The link I used to access GISS data for Central Park doesn’t work anymore. However, one of the things that I found somewhat mystifying was that, for the purpose of calculating yearly averages, GISS starts the year on December 1st. So I recalculated the averages if the year starts in January. The most obvious difference between the two sets is that, in the original GISS data, 2002 is the hottest year on record (13.94 ºC) while in the recalculated version, the hottest year is 1998 (13.95 ºC). In fact, in the recalculated version, the value for 2002 is almost a half a degree cooler (13.57 ºC). The reason for the discrepancy was an abnormally warm December 2001 (5 ºC above the 1.7 ºC average across the entire series for December). Just the simple action of moving December to the correct year is enough to account for a 0.77 ºC difference in 1990. In other years, it accounts for more than a ±0.5 ºC difference in certain years (notably 1911, 1918, 1958, and 2001).
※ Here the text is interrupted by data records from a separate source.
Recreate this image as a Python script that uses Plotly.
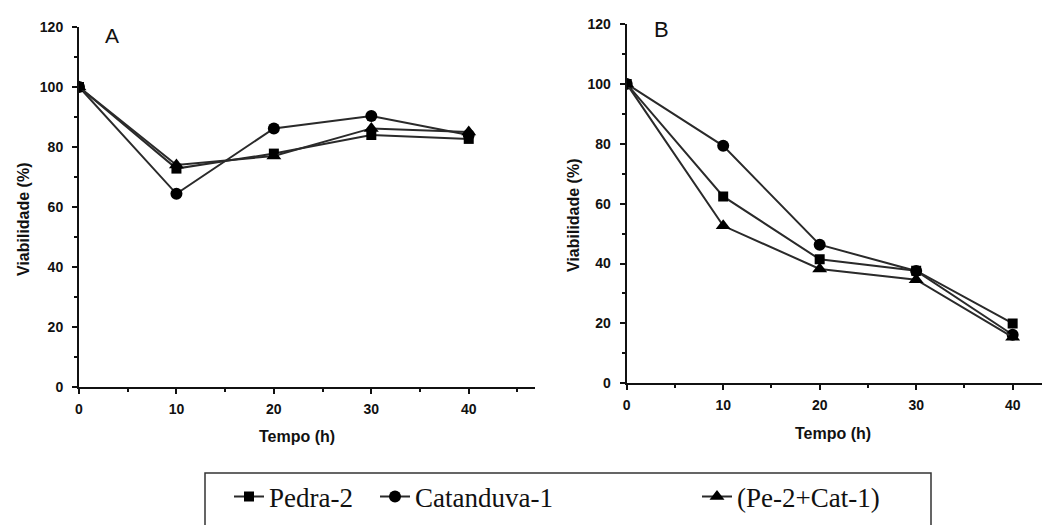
import plotly.graph_objects as go

# Page body has an 8px default margin; figure sized to fill the rest of the window.
OFF = 8
W, H = 1050 - OFF, 525 - OFF

time_h = [0, 10, 20, 30, 40]

# Panel A
a_pedra = [100, 72.8, 77.8, 84.0, 82.7]
a_catanduva = [100, 64.4, 86.2, 90.3, 84.0]
a_mix = [100, 74.0, 77.0, 86.2, 85.0]

# Panel B
b_pedra = [100, 62.4, 41.4, 37.6, 20.0]
b_catanduva = [100, 79.3, 46.3, 37.5, 16.2]
b_mix = [100, 52.6, 38.2, 34.6, 15.4]

names = ["Pedra-2", "Catanduva-1", "(Pe-2+Cat-1)"]
symbols = ["square", "circle", "triangle-up"]
sizes = [10, 12, 13]
legends = ["legend", "legend2", "legend3"]

panel_letters = ["A", "B"]
x_title = "Tempo (h)"
y_title = "Viabilidade (%)"

LINE = "#2a2a2a"
TICKFONT = dict(family="Liberation Sans", size=14, color="#111", weight="bold")
TITLEFONT = dict(family="Liberation Sans", size=16, color="#111", weight="bold")


def px_x(p):
    # p: screen pixel x
    return (p - OFF) / W


def px_y(p):
    # p: screen pixel y
    return 1 - (p - OFF) / H


fig = go.Figure()

series_a = [a_pedra, a_catanduva, a_mix]
series_b = [b_pedra, b_catanduva, b_mix]

for i in range(3):
    fig.add_trace(go.Scatter(
        x=time_h, y=series_a[i], name=names[i], mode="lines+markers",
        line=dict(color=LINE, width=2),
        marker=dict(symbol=symbols[i], size=sizes[i], color="#000"),
        xaxis="x", yaxis="y", legend=legends[i], showlegend=True,
    ))
for i in range(3):
    fig.add_trace(go.Scatter(
        x=time_h, y=series_b[i], name=names[i], mode="lines+markers",
        line=dict(color=LINE, width=2),
        marker=dict(symbol=symbols[i], size=sizes[i], color="#000"),
        xaxis="x2", yaxis="y2", showlegend=False,
    ))

minor_common = dict(ticks="outside", ticklen=3, tickcolor="#111", tickwidth=1.5)
axis_common = dict(
    showgrid=False, zeroline=False, showline=True, linecolor="#111", linewidth=2,
    ticks="outside", ticklen=5, tickwidth=1.5, tickcolor="#111",
    tickfont=TICKFONT,
)

fig.update_layout(
    width=W, height=H,
    margin=dict(l=0, r=0, t=0, b=0, autoexpand=False),
    paper_bgcolor="white", plot_bgcolor="white",
    xaxis=dict(domain=[px_x(79), px_x(535)], range=[0, 46.8], dtick=10,
               minor=dict(dtick=5, **minor_common),
               anchor="y", ticklabelstandoff=3, **axis_common),
    yaxis=dict(domain=[px_y(387), px_y(27)], range=[0, 120], dtick=20,
               minor=dict(dtick=10, **minor_common),
               anchor="x", ticklabelstandoff=6, **axis_common),
    xaxis2=dict(domain=[px_x(626.7), 1.0], range=[0, 43.87], dtick=10,
                minor=dict(dtick=5, **minor_common),
                anchor="y2", ticklabelstandoff=3, **axis_common),
    yaxis2=dict(domain=[px_y(383.3), px_y(24)], range=[0, 120], dtick=20,
                minor=dict(dtick=10, **minor_common),
                anchor="x2", ticklabelstandoff=6, **axis_common),
)

legend_font = dict(family="Liberation Serif", size=27, color="#111")
legend_x = [229, 375, 697]
for lg, lx in zip(legends, legend_x):
    fig.update_layout({lg: dict(
        x=px_x(lx), y=px_y(497), xanchor="left", yanchor="middle",
        orientation="h", font=legend_font, bgcolor="rgba(0,0,0,0)",
        borderwidth=0, itemclick=False, itemdoubleclick=False,
    )})

# legend frame
fig.add_shape(type="rect", xref="paper", yref="paper",
              x0=px_x(205), x1=px_x(931), y0=px_y(540), y1=px_y(473),
              line=dict(color="#333", width=1.5), fillcolor="rgba(0,0,0,0)")

annotations = [
    dict(text=panel_letters[0], x=px_x(112), y=px_y(36), font=dict(family="Liberation Sans", size=21, color="#111")),
    dict(text=panel_letters[1], x=px_x(661), y=px_y(30), font=dict(family="Liberation Sans", size=22, color="#111")),
    dict(text=x_title, x=px_x(297), y=px_y(436), font=TITLEFONT),
    dict(text=x_title, x=px_x(833), y=px_y(433), font=TITLEFONT),
    dict(text=y_title, x=px_x(23), y=px_y(219), textangle=-90, font=TITLEFONT),
    dict(text=y_title, x=px_x(574), y=px_y(215), textangle=-90, font=TITLEFONT),
]
for a in annotations:
    fig.add_annotation(xref="paper", yref="paper", showarrow=False,
                       xanchor="center", yanchor="middle", **a)

fig.write_html("out.html")
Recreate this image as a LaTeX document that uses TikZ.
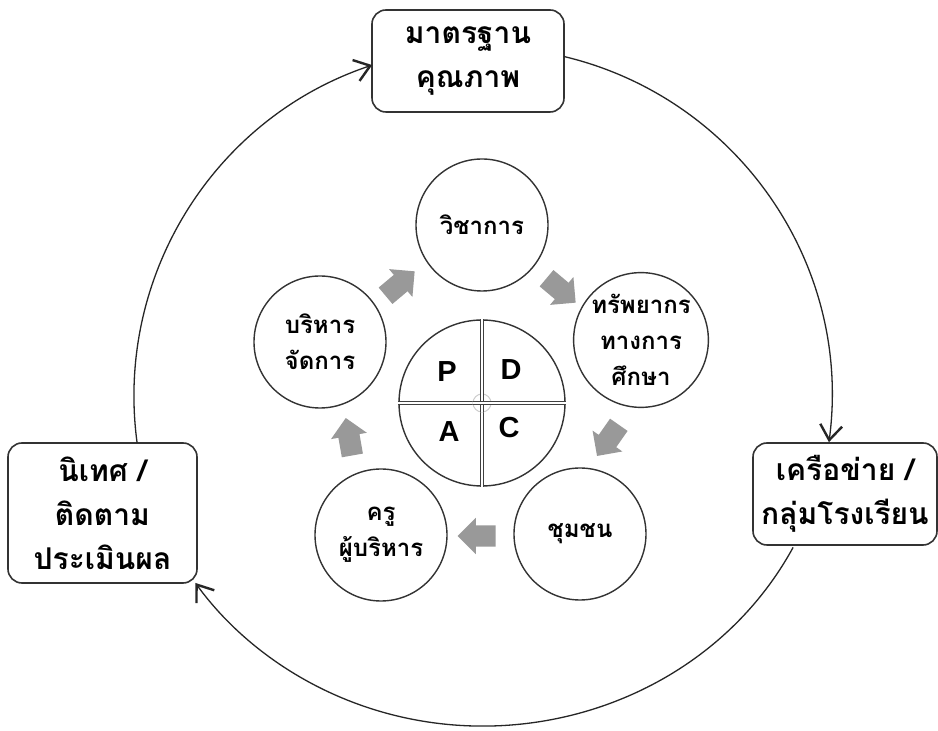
\documentclass[tikz,border=0pt]{standalone}
\usepackage{fontspec}
\setmainfont{Liberation Sans}
\newfontfamily\thaifont[Script=Thai]{Loma}
\usetikzlibrary{arrows.meta,shapes.arrows}
\begin{document}
\begin{tikzpicture}[x=1pt,y=1pt,
  box/.style={draw=black!80, line width=1.6pt, rounded corners=14pt, fill=white, align=center, inner sep=0pt,
    font=\thaifont\bfseries\fontsize{30}{44}\selectfont},
  ring/.style={circle, draw=black!80, line width=1.4pt, fill=white, inner sep=0pt, minimum size=132pt, align=center,
    font=\thaifont\bfseries\fontsize{24}{36}\selectfont},
  cycleline/.style={line width=1.3pt, draw=black!85, -{Straight Barb[length=15pt,width=22pt,line width=2.4pt]}},
  blockarrow/.style={single arrow, fill=black!40, draw=none, minimum height=38pt, minimum width=0pt,
    single arrow head extend=7.5pt, inner xsep=0pt, inner ysep=10.5pt, outer sep=0pt},
  letter/.style={font=\bfseries\fontsize{29}{30}\selectfont, inner sep=0pt},
  crossline/.style={draw=black!75, line width=1.3pt, double=white, double distance=2pt}
]
\useasboundingbox[fill=white] (0,0) rectangle (938,731);

% outer boxes
\node[box, minimum width=192pt, minimum height=102pt] (top) at (468,670) {มาตรฐาน\\คุณภาพ};
\node[box, minimum width=184pt, minimum height=102pt] (right) at (845,237) {เครือข่าย /\\กลุ่มโรงเรียน};
\node[box, minimum width=189pt, minimum height=140pt] (left) at (102.5,218) {นิเทศ /\\ติดตาม\\ประเมินผล};

% cycle arcs
\coordinate (a1) at (563.9,674.5);
\coordinate (b1) at (793.1,183.6);
\coordinate (c1) at (137.1,288.2);
\draw[cycleline] (a1) arc[start angle=76.6, end angle=-7.6, radius=349];
\draw[cycleline] (b1) arc[start angle=-27.3, end angle=-145.5, x radius=349, y radius=330];
\draw[cycleline] (c1) arc[start angle=187.7, end angle=108.5, radius=349];

% five circles
\node[ring] (vichakan) at (482,506) {วิชาการ};
\node[ring] (sappayakorn) at (641,391) {ทรัพยากร\\ทางการ\\ศึกษา};
\node[ring] (chumchon) at (580,197) {ชุมชน};
\node[ring] (khru) at (381,196) {ครู\\ผู้บริหาร};
\node[ring] (borihan) at (320,389) {บริหาร\\จัดการ};

% gray block arrows
\node[blockarrow, rotate=40] (g1) at (396,444) {};
\node[blockarrow, rotate=-40] (g2) at (557,444) {};
\node[blockarrow, rotate=235] (g3) at (611,295) {};
\node[blockarrow, rotate=180] (g4) at (482,195) {};
\node[blockarrow, rotate=100] (g5) at (350,289) {};

% PDCA circle
\node[circle, draw=black!80, line width=1.4pt, fill=white, minimum size=166pt, inner sep=0pt] (pdca) at (482,328) {};
\draw[crossline] (pdca.north) -- (pdca.south);
\draw[crossline] (pdca.west) -- (pdca.east);
\node[circle, draw=black!20, line width=1pt, minimum size=18pt, inner sep=0pt] (hub) at (pdca.center) {};
\draw[crossline] (hub.north) -- (hub.south);
\draw[crossline] (hub.west) -- (hub.east);
\node[letter] (P) at (447,359) {P};
\node[letter] (D) at (511,361) {D};
\node[letter] (A) at (449,299) {A};
\node[letter] (C) at (509,303) {C};
\end{tikzpicture}
\end{document}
The fact that moving one data point can skew the results this much makes me wonder how valid an average annual temperature value really is.
In poking around the NOAA website, I found this page of climate data for New York City: (http://www.erh.noaa.gov/okx/climate_cms.html). Under “Temperature”, there is a link for “Average Monthly and Annual”. Clicking on that brings up this page of monthly and annual temperature readings from Central Park going back to January 1869 (http://www.erh.noaa.gov/okx/climate/records/monthannualtemp.html). According to NOAA, the readings were taken at The Arsenal building until December 1919 and, afterwards from Belvedere Castle. This appears to be “raw” data before it goes through homogenization, pasteurization, whatever. And unlike the “real scientists” at GISS, the “real weathermen” at NOAA start the year in January for the purpose of calculating annual averages.
I got sidetracked before I could go further with this, being a hobby and all. But I did notice that GISS consistently reported that past temperatures as cooler than originally reported. Between 1895 and 1920, GISS data is 1˚C or more cooler than NOAA data. Between 1920 and 1995, GISS is 0.5˚- 0.7˚C cooler. After 1995, the discrepancy disappears and the only differences I could see are probably rounding errors in the conversion between Fahrenheit and Celsius.
Gunga Din says:
July 17, 2013 at 1:53 pm
Nah, I’ll just leave the link as a little surprise explanation and a way to mess with the readers’ heads. 🙂
Typo fixed, will show up tomorrow morning.